Look, I'm a chick through and through. I cry buckets during Extreme Makeover Home Edition and I'm not against sappy songs. I hope everyone dances and I'm pro-butterfly kisses, but this shoes concept is just dumb! Are we to believe that this kid is old enough to go shopping by himself on Christmas Eve and yet unable to read a price tag and count his money? My second graders know enough to figure out their budgets before shopping, although they won't be set free in the department store by themselves on Christmas Eve even if I fall extremely ill and close to death and for some reason really, really want a pair of red shoes. SHOES? Maybe I could understand a necklace or some earrings or even something nice for her hair, but buying shoes for a deathbed-ridden mother is about as tactless as giving singing lessons to a person who can't speak without one of those vibrating neck gadgets.

"Hey mom! Here are some shoes! They're red! The blood won't show when you cough on them! Isn't that great?! Take off those moldy slippers and try on these stilletos for size!" But, of course, we know they'll fit, because, remember, the kid sang to the man in line that "these shoes are just her size."

Ask my kids my shoe size. Go ahead. Ask them. THEY DON'T KNOW! They also don't know my glasses prescription, what detergent I buy, or how to make meatloaf. That's why they call them KIDS! (Knowledge-Impaired Dependent Shorties)

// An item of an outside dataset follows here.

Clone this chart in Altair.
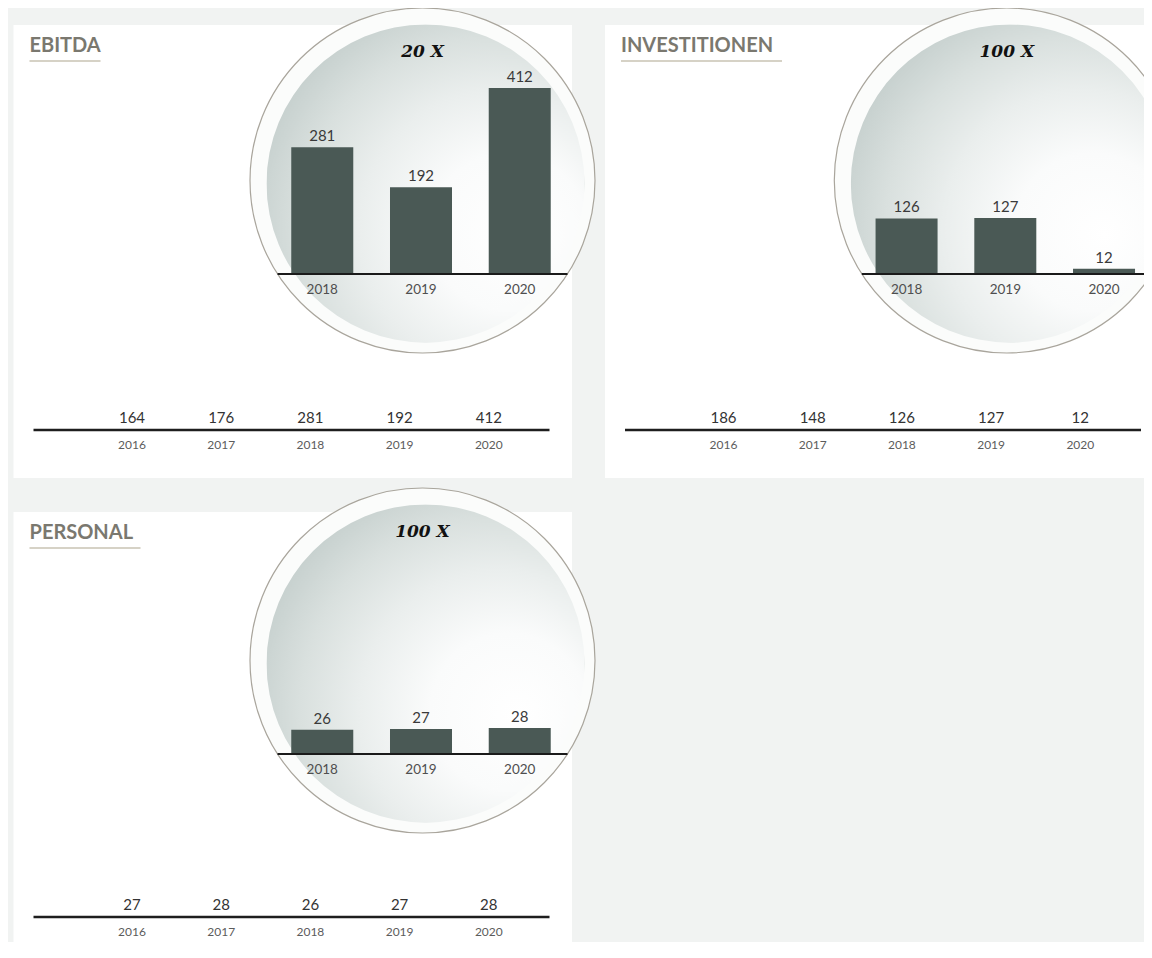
import altair as alt
import pandas as pd

# ---------------- data ----------------
years = ["2016", "2017", "2018", "2019", "2020"]
zoom_years = ["2018", "2019", "2020"]
ebitda = [164, 176, 281, 192, 412]
investitionen = [186, 148, 126, 127, 12]
personal = [27, 28, 26, 27, 28]
titles = ["EBITDA", "INVESTITIONEN", "PERSONAL"]
zoom_labels = ["20 X", "100 X", "100 X"]
series = [ebitda, investitionen, personal]

# ---------------- layout (page pixels) ----------------
OX, OY = 8, 8
def px(x):
    return x - OX
def py(y):
    return y - OY

cards = [(13.5, 25, 572, 478), (605, 25, 1160, 478), (13.5, 512, 572, 966)]
centers = [(422.5, 180.5), (1006.8, 180.5), (422.5, 660.5)]
title_w = [71, 161, 111]
inner_h = [186, 56, 26]  # pixel height of the largest zoomed bar

BG = "#f1f3f2"
BAR = "#4a5955"
one = pd.DataFrame({"k": [0]})

radial = alt.RadialGradient(
    gradient="radial",
    x1=0.8, y1=0.66, r1=0.0,
    x2=0.66, y2=0.63, r2=0.88,
    stops=[
        alt.GradientStop(offset=0.0, color="#ffffff"),
        alt.GradientStop(offset=0.28, color="#fafbfb"),
        alt.GradientStop(offset=0.5, color="#eaeeed"),
        alt.GradientStop(offset=0.68, color="#d9e0de"),
        alt.GradientStop(offset=0.85, color="#c5cfcd"),
        alt.GradientStop(offset=1.0, color="#b1bebb"),
    ],
)

layers = []

# cards
for (x0, y0, x1, y1) in cards:
    layers.append(
        alt.Chart(one).mark_rect(color="white").encode(
            x=alt.value(px(x0)), x2=alt.value(px(x1)),
            y=alt.value(py(y0)), y2=alt.value(py(y1)),
        )
    )

for i in range(3):
    x0, y0, x1, y1 = cards[i]
    cx, cy = centers[i]
    vals = series[i]

    # title + underline
    layers.append(
        alt.Chart(pd.DataFrame({"t": [titles[i]]})).mark_text(
            align="left", baseline="middle", font="Lato", fontWeight="bold",
            fontSize=20, color="#7a786f",
        ).encode(x=alt.value(px(x0 + 16)), y=alt.value(py(y0 + 21)), text="t:N")
    )
    layers.append(
        alt.Chart(one).mark_rule(color="#d6d2c6", strokeWidth=2).encode(
            x=alt.value(px(x0 + 16)), x2=alt.value(px(x0 + 16 + title_w[i])),
            y=alt.value(py(y0 + 36)),
        )
    )

    # bottom strip
    bottom = pd.DataFrame({"year": years, "value": vals})
    bx = alt.X(
        "year:N",
        scale=alt.Scale(domain=years, range=[px(x0 + 73.9), px(x0 + 519.9)],
                        paddingInner=0, paddingOuter=0),
        axis=None,
    )
    layers.append(
        alt.Chart(one).mark_rule(color="#1e1e1e", strokeWidth=2.6).encode(
            x=alt.value(px(x0 + 20)), x2=alt.value(px(x0 + 536)),
            y=alt.value(py(y0 + 405)),
        )
    )
    layers.append(
        alt.Chart(bottom).mark_text(
            font="Lato", fontSize=15, color="#333333", baseline="middle"
        ).encode(x=bx, y=alt.value(py(y0 + 393)), text="value:Q")
    )
    layers.append(
        alt.Chart(bottom).mark_text(
            font="Lato", fontSize=12, color="#5c5c5c", baseline="middle"
        ).encode(x=bx, y=alt.value(py(y0 + 420)), text="year:N")
    )

    # magnifier circle
    layers.append(
        alt.Chart(one).mark_point(
            shape="circle", filled=True, fill="#fbfcfb", stroke="#a9a59c",
            strokeWidth=1.2, opacity=1, size=345 ** 2,
        ).encode(x=alt.value(px(cx)), y=alt.value(py(cy)))
    )
    layers.append(
        alt.Chart(one).mark_point(
            shape="circle", filled=True, fill=radial, strokeWidth=0,
            opacity=1, size=318 ** 2,
        ).encode(x=alt.value(px(cx + 3)), y=alt.value(py(cy + 3)))
    )

    # zoomed bars
    inner = pd.DataFrame({"year": zoom_years, "value": vals[2:]})
    base = cy + 93.5
    ix = alt.X(
        "year:N",
        scale=alt.Scale(domain=zoom_years, range=[px(cx - 149.6), px(cx + 146.6)],
                        paddingInner=0.372, paddingOuter=0.186),
        axis=None,
    )
    iy = alt.Y(
        "value:Q",
        scale=alt.Scale(domain=[0, max(vals[2:])], range=[py(base), py(base - inner_h[i])],
                        nice=False, zero=True),
        axis=None,
    )
    layers.append(alt.Chart(inner).mark_bar(color=BAR).encode(x=ix, y=iy))
    layers.append(
        alt.Chart(inner).mark_text(
            font="Lato", fontSize=15, color="#3a3a3a", baseline="middle", dy=-11
        ).encode(x=ix, y=iy, text="value:Q")
    )
    layers.append(
        alt.Chart(one).mark_rule(color="#1a1a1a", strokeWidth=2).encode(
            x=alt.value(px(cx - 145)), x2=alt.value(px(cx + 145)),
            y=alt.value(py(base)),
        )
    )
    layers.append(
        alt.Chart(inner).mark_text(
            font="Lato", fontSize=13.5, color="#4f4f4f", baseline="middle"
        ).encode(x=ix, y=alt.value(py(cy + 109.5)), text="year:N")
    )
    layers.append(
        alt.Chart(pd.DataFrame({"t": [zoom_labels[i]]})).mark_text(
            font="DejaVu Serif", fontStyle="italic", fontWeight="bold",
            fontSize=17, color="#111111", baseline="middle",
        ).encode(x=alt.value(px(cx)), y=alt.value(py(cy - 128.5)), text="t:N")
    )

chart = (
    alt.layer(*layers)
    .resolve_scale(x="independent", y="independent")
    .properties(
        width=1136, height=934,
        autosize=alt.AutoSizeParams(type="none"),
        padding=0, background=BG,
    )
    .configure_view(strokeWidth=0)
)

chart.save("out.html", embed_options={"renderer": "svg", "actions": False})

How are we even sure that there IS a dying mother? The kid sounds like a con artist. "What am I going to do, sir? I don't have enough money but my mom is dying and I KNOW this Rolex will make her smile!" (That particular snarky comment courtesy John)

OK, I'm done. I know a lot of people like the song, so I hope I haven't made any mortal enemies, but it just grates on me. TOO gratuitously sappy. Songs like that are supposed to tug at our hearstrings, not hook them up to a power winch at 3200 rpm! Seriously. My kingdom for some subtlety!

And a fire extinguisher.

TPBQOTD (Well I'm not saying I'd like to build a summer home here, but the trees are actually quite lovely!)